Таков первый результат психоанализа. О существовании таких интерференций и об их возможных следствиях, описанных выше, психология до сих пор не знала. Мы значительно расширили мир психических явлений и включили в область рассмотрения психологии феномены, которыми она раньше не занималась.
Остановимся теперь кратко на утверждении, что ошибочные действия являются «психическими актами». Является ли оно более содержательным, чем первое наше положение, что они имеют смысл? Я думаю, нет; это второе положение еще более неопределенно и может привести к недоразумениям. Иногда все, что можно наблюдать в душевной жизни, называют психическим феноменом. Важно выяснить, вызвано ли отдельное психическое явление непосредственно физическими, органическими, материальными воздействиями, и тогда оно не относится к области психологии; или оно обусловлено прежде всего другими психическими процессами, за которыми скрывается, в свою очередь, ряд органических причин. Именно в этом последнем смысле мы и понимаем явление, называя его психическим процессом, поэтому целесообразнее выражаться так: явление имеет содержание, смысл.

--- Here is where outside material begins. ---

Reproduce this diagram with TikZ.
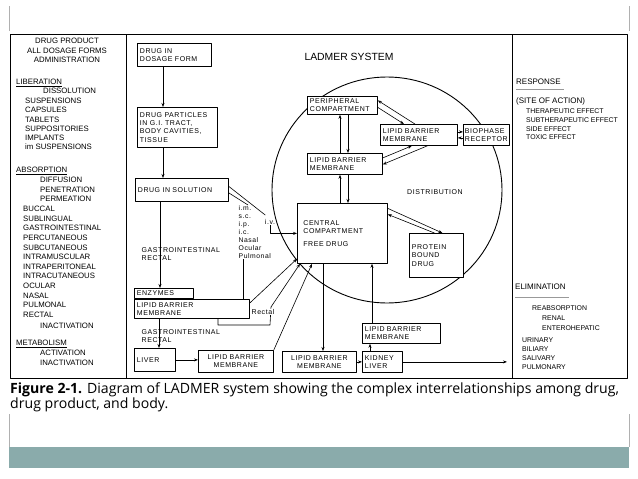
\documentclass[tikz,border=0pt]{standalone}
\usepackage{fontspec}
\setmainfont{Liberation Sans}
\newfontfamily\boxfont[LetterSpace=8]{Liberation Sans}
\newfontfamily\capfont{Open Sans}
\usetikzlibrary{arrows.meta}

\definecolor{slideteal}{HTML}{8AABAB}
\definecolor{slidegray}{HTML}{B0B0B0}

\tikzset{
  box/.style={draw, line width=0.8pt, fill=white, anchor=north west, align=left,
    inner xsep=2.5pt, inner ysep=1pt, font=\boxfont\fontsize{7}{8.3}\selectfont},
  cbox/.style={box, align=center},
  arr/.style={line width=0.6pt, -{Stealth[length=4pt,width=3pt]}},
  wire/.style={line width=0.6pt},
  col/.style={anchor=north west, align=left, inner sep=0pt, font=\fontsize{7.8}{9.6}\selectfont},
  elist/.style={anchor=north west, align=left, inner sep=0pt, font=\fontsize{6.9}{8.8}\selectfont},
  lab/.style={inner sep=0.5pt, font=\boxfont\fontsize{7}{8.3}\selectfont},
  rule/.style={line width=0.5pt, black!40},
}

\begin{document}
\begin{tikzpicture}[x=1pt, y=-1pt, line join=round]
  \useasboundingbox (0,0) rectangle (638,479);

  %% ---- slide decoration ----
  \draw[slidegray, line width=0.6pt] (9,6) -- (9,31);
  \draw[slidegray, line width=0.6pt] (629,6) -- (629,31);
  \draw[slidegray, line width=0.6pt] (9,414) -- (9,447);
  \draw[slidegray, line width=0.6pt] (629,414) -- (629,447);
  \fill[slideteal] (9,447) rectangle (629,468);

  %% ---- figure frame ----
  \draw[line width=1pt] (10,34) rectangle (627,378);
  \draw[line width=1pt] (126,34) -- (126,378);
  \draw[line width=1pt] (512,34) -- (512,378);

  %% ---- left column ----
  \node[col, anchor=north, align=center] (prod) at (67,38) {DRUG PRODUCT\\ALL DOSAGE FORMS\\ADMINISTRATION};
  \node[col] (lib) at (16,79) {\underline{LIBERATION}};
  \node[col] (diss) at (43,88) {DISSOLUTION};
  \node[col, font=\fontsize{7.8}{9.2}\selectfont] (forms) at (25,98) {SUSPENSIONS\\CAPSULES\\TABLETS\\SUPPOSITORIES\\IMPLANTS\\im SUSPENSIONS};
  \node[col] (absorb) at (16,167) {\underline{ABSORPTION}};
  \node[col] (proc) at (40,177) {DIFFUSION\\PENETRATION\\PERMEATION};
  \node[col] (sites) at (23,206) {BUCCAL\\SUBLINGUAL\\GASTROINTESTINAL\\PERCUTANEOUS\\SUBCUTANEOUS\\INTRAMUSCULAR\\INTRAPERITONEAL\\INTRACUTANEOUS\\OCULAR\\NASAL\\PULMONAL\\RECTAL};
  \node[col] (inact) at (40,323) {INACTIVATION};
  \node[col] (metab) at (16,340) {\underline{METABOLISM}};
  \node[col] (metlist) at (40,350) {ACTIVATION\\INACTIVATION};

  %% ---- right column ----
  \node[col, font=\fontsize{8}{9}\selectfont] (resp) at (516,79) {RESPONSE};
  \draw[rule] ([yshift=-4]resp.south west) -- ([xshift=3,yshift=-4]resp.south east);
  \node[col, font=\fontsize{8}{9}\selectfont] (site) at (516,98) {(SITE OF ACTION)};
  \node[elist] (effects) at (526,108.5) {THERAPEUTIC EFFECT\\SUBTHERAPEUTIC EFFECT\\SIDE EFFECT\\TOXIC EFFECT};
  \node[col, font=\fontsize{8}{9}\selectfont] (elim) at (515,284) {ELIMINATION};
  \draw[rule] ([yshift=-7]elim.south west) -- ([xshift=3,yshift=-7]elim.south east);
  \node[elist] (reab) at (532,305.5) {REABSORPTION};
  \node[elist, font=\fontsize{6.9}{10}\selectfont] (renal) at (542,315.5) {RENAL\\ENTEROHEPATIC};
  \node[elist, font=\fontsize{6.9}{9}\selectfont] (outways) at (522,337.5) {URINARY\\BILIARY\\SALIVARY\\PULMONARY};

  %% ---- ladmer system ----
  \node[font=\fontsize{10.4}{12}\selectfont] (title) at (349,57) {LADMER SYSTEM};
  \draw[line width=0.9pt] (387,190) ellipse [x radius=115pt, y radius=113pt];
  \node[lab] (distr) at (435,192) {DISTRIBUTION};

  \node[box, text width=69, minimum height=23] (dosage) at (137,43) {DRUG IN\\DOSAGE FORM};
  \node[box, text width=75, minimum height=40] (particles) at (137,107) {DRUG PARTICLES\\IN G.I. TRACT,\\BODY CAVITIES,\\TISSUE};
  \node[box, text width=88, minimum height=23] (solution) at (135,178) {DRUG IN SOLUTION};
  \node[box, text width=54, minimum height=10, inner ysep=0.5pt] (enzymes) at (134,288) {ENZYMES};
  \node[box, text width=110, minimum height=19] (lipidA) at (134,299) {LIPID BARRIER\\MEMBRANE};
  \node[box, text width=36, minimum height=23] (liver) at (134,348) {LIVER};
  \node[cbox, text width=70, minimum height=22] (lipidB) at (198,350) {LIPID BARRIER\\MEMBRANE};
  \node[cbox, text width=69, minimum height=21] (lipidC) at (282,351) {LIPID BARRIER\\MEMBRANE};
  \node[box, text width=35, minimum height=21] (kidney) at (362,351) {KIDNEY\\LIVER};
  \node[box, text width=73, minimum height=20] (lipidD) at (362,323) {LIPID BARRIER\\MEMBRANE};
  \node[box, text width=78, inner xsep=6pt, minimum height=60] (central) at (297,203) {CENTRAL\\COMPARTMENT\\[4pt]FREE DRUG};
  \node[box, text width=49, minimum height=44] (protein) at (409,233) {PROTEIN\\BOUND\\DRUG};
  \node[box, text width=70, minimum height=21] (lipidE) at (307,153) {LIPID BARRIER\\MEMBRANE};
  \node[box, text width=65, minimum height=18] (peripheral) at (307,96) {PERIPHERAL\\COMPARTMENT};
  \node[box, text width=72, minimum height=21] (lipidF) at (380,124) {LIPID BARRIER\\MEMBRANE};
  \node[box, text width=43, inner xsep=1.5pt, minimum height=21] (biophase) at (463,124) {BIOPHASE\\RECEPTOR};

  \node[lab, anchor=west] (gi1) at (141,250) {GASTROINTESTINAL};
  \node[lab, anchor=west] (rec1) at (141,258) {RECTAL};
  \node[lab, anchor=west] (gi2) at (141,332) {GASTROINTESTINAL};
  \node[lab, anchor=west] (rec2) at (141,340) {RECTAL};
  \node[lab, anchor=north west, align=left, font=\boxfont\fontsize{6.8}{8}\selectfont] (routes) at (238,205) {i.m.\\s.c.\\i.p.\\i.c.\\Nasal\\Ocular\\Pulmonal};
  \node[lab] (iv) at (270,222) {i.v.};

  %% spines
  \coordinate (xa) at (163,0);
  \coordinate (xb) at (160,0);
  \coordinate (xc) at (159,0);
  \coordinate (xd) at (340,0);
  \coordinate (xe) at (348,0);
  \coordinate (xf) at (323,0);
  \coordinate (xg) at (372,0);
  \coordinate (xh) at (370,0);
  \coordinate (xr) at (243,0);
  \coordinate (xs) at (218,0);
  \coordinate (rk) at (270,325);
  \coordinate (rkt) at (271,307);
  \coordinate (exitR) at (507,0);

  %% ---- connectors ----
  \draw[arr] (dosage.south -| xa) -- (particles.north -| xa);
  \draw[arr] (particles.south -| xa) -- (solution.north -| xa);
  \draw[arr] (solution.south -| xb) -- (enzymes.north -| xb);
  \draw[arr] (lipidA.south -| xc) -- (liver.north -| xc);
  \draw[arr] (liver.east) -- (liver.east -| lipidB.west);
  \draw[arr] (lipidC.east) -- (kidney.west);
  \draw[arr] (kidney.north -| xh) -- (lipidD.south -| xh);
  \draw[arr] (kidney.east) -- (kidney.east -| exitR);
  \draw[arr] (central.south -| xf) -- (lipidC.north -| xf);
  \draw[arr] (lipidD.north -| xg) -- (central.south -| xg);

  \draw[arr] (lipidE.north -| xd) -- (peripheral.south -| xd);
  \draw[arr] (peripheral.south -| xe) -- (lipidE.north -| xe);
  \draw[arr] (central.north -| xd) -- (lipidE.south -| xd);
  \draw[arr] (lipidE.south -| xe) -- (central.north -| xe);

  \draw[arr] ([xshift=-4]lipidF.north) -- ([yshift=5]peripheral.east);
  \draw[arr] ([yshift=-2]peripheral.east) -- ([xshift=-15]lipidF.north);
  \draw[arr] ([yshift=6]lipidE.east) -- ([xshift=-7]lipidF.south);
  \draw[arr] ([xshift=8.5]lipidF.south) -- ([yshift=-0.5]lipidE.east);
  \draw[arr] ([yshift=3]lipidF.east) -- ([yshift=3]biophase.west);
  \draw[arr] ([yshift=-3]biophase.west) -- ([yshift=-3]lipidF.east);
  \draw[arr] ([yshift=25]central.east) -- ([xshift=6]protein.north);
  \draw[arr] ([xshift=-2]protein.north) -- ([yshift=19]central.east);

  \draw[wire, shorten >=6pt] ([yshift=3.5]solution.east) -- (iv.north);
  \draw[wire] ([yshift=-3]solution.east) -- ([xshift=10]routes.north west);
  \draw[arr] (iv.south) |- (central.west);
  \draw[wire] (routes.south -| xr) -- (lipidA.north -| xr);
  \draw[arr] ([yshift=-4]lipidA.north east) -- ([yshift=5]central.south west);
  \draw[arr] (lipidA.south -| xs) |- (rk) -- (rkt) -- ([xshift=3]central.south west);
  \draw[arr] (lipidB.north east) -- ([xshift=15]central.south west);
  \node[lab, fill=white] (rectal) at (263,312) {Rectal};

  %% ---- caption ----
  \node[anchor=north west, inner sep=0pt, align=left, font=\capfont\fontsize{14.1}{15}\selectfont] (caption) at (10,382.5)
    {\textbf{Figure 2-1.} Diagram of LADMER system showing the complex interrelationships among drug,\\drug product, and body.};
\end{tikzpicture}
\end{document}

Под смыслом мы понимаем значение, намерение, тенденцию и место в ряду психических связей.
Есть целый ряд других явлений, очень близких к ошибочным действиям, к которым это название, однако, уже не подходит. Мы называем их случайными и симптоматическими действиями [Zufalls– und Symptomhandlungen]. Они тоже носят характер не только немотивированных, незаметных и незначительных, но и излишних действий. От ошибочных действий их отличает отсутствие второго намерения, с которым сталкивалось бы первое и благодаря которому оно бы нарушалось. С другой стороны, эти действия легко переходят в жесты и движения, которые, по нашему мнению, выражают эмоции. К этим случайным действиям относятся все кажущиеся бесцельными, выполняемые как бы играя манипуляции с одеждой, частями тела, предметами, которые мы то берем, то оставляем, а также мелодии, которые мы напеваем про себя. Я убежден, что все эти явления полны смысла и их можно толковать так же, как и ошибочные действия, что они являются некоторым знаком других, более важных душевных процессов и сами относятся к полноценным психическим актам. Но я не собираюсь останавливаться на этой новой области психических явлений, а вернусь к ошибочным действиям, так как они позволяют с большей точностью поставить важные для психоанализа вопросы.